== EXERCISE MATERIALS

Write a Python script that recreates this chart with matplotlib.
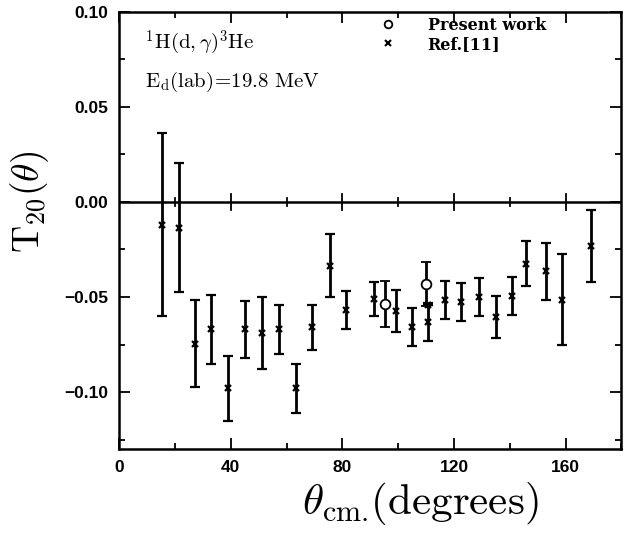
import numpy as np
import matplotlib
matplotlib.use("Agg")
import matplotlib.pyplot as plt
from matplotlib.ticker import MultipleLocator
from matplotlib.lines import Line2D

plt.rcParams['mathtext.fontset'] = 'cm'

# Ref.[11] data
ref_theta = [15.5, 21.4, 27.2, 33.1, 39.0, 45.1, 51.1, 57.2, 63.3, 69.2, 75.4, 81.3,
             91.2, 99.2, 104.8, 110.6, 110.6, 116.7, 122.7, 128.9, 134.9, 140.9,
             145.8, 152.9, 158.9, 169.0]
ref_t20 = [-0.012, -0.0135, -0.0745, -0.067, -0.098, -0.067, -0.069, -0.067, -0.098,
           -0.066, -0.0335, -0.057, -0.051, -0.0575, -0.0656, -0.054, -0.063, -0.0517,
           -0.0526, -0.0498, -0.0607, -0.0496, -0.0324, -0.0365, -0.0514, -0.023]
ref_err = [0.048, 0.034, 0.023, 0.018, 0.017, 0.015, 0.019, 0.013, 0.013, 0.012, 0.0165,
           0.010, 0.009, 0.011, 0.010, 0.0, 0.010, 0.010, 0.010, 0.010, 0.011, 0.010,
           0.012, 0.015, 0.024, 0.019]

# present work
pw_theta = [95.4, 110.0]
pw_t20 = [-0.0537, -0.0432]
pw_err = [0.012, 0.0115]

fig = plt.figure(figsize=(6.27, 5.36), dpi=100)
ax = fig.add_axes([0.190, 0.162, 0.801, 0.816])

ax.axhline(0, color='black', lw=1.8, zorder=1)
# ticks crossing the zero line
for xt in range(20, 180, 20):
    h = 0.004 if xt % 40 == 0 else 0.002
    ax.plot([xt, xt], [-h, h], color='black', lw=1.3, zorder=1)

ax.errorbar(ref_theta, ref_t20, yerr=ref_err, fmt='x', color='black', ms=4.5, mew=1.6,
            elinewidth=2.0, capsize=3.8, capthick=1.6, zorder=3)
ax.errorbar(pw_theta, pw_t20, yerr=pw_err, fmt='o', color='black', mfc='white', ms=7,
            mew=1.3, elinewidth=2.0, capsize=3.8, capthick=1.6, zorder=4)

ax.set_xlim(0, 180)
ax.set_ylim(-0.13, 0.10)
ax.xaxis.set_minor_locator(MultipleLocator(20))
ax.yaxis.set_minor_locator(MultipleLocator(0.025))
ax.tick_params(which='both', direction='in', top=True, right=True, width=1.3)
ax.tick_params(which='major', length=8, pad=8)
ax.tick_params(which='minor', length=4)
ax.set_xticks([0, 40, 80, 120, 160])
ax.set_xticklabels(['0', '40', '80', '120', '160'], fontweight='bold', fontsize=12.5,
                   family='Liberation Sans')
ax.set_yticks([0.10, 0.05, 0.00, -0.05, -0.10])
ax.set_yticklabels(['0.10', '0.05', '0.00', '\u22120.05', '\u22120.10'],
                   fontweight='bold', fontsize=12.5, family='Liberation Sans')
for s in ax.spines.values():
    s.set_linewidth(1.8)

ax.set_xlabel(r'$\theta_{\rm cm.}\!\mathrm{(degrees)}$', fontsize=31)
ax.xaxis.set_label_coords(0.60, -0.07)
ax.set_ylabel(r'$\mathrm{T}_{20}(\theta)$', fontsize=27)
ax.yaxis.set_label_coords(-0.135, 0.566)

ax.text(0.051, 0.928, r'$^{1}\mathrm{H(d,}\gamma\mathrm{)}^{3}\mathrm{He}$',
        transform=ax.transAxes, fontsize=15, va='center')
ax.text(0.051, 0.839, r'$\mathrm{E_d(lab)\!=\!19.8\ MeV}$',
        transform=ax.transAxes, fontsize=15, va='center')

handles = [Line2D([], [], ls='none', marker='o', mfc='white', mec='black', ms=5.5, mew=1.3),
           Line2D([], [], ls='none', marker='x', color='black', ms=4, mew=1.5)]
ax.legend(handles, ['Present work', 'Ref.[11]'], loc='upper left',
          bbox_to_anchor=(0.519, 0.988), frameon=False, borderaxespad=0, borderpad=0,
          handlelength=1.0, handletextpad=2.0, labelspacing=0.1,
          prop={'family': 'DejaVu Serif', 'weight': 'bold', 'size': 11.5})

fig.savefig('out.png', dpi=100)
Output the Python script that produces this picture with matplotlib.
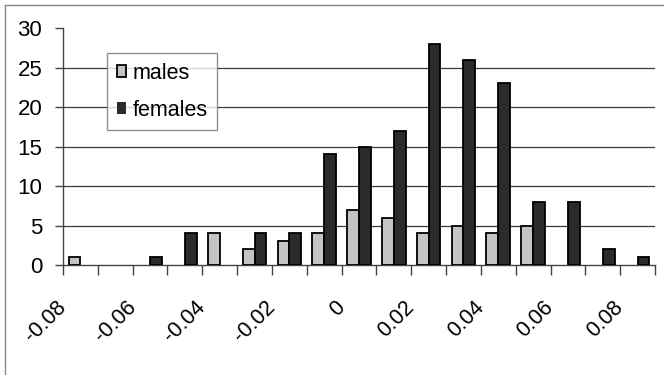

====

Your task is to repeat the opening line of the entries above and each line after it, ending with the line that has "plt.rcParams['mathtext.fontset'] = 'cm'". Do not include the pictures.

### RESPONSE FOR THIS EXERCISE
Write a Python script that recreates this chart with matplotlib.
import numpy as np
import matplotlib
matplotlib.use("Agg")
import matplotlib.pyplot as plt
from matplotlib.ticker import MultipleLocator
from matplotlib.lines import Line2D

plt.rcParams['mathtext.fontset'] = 'cm'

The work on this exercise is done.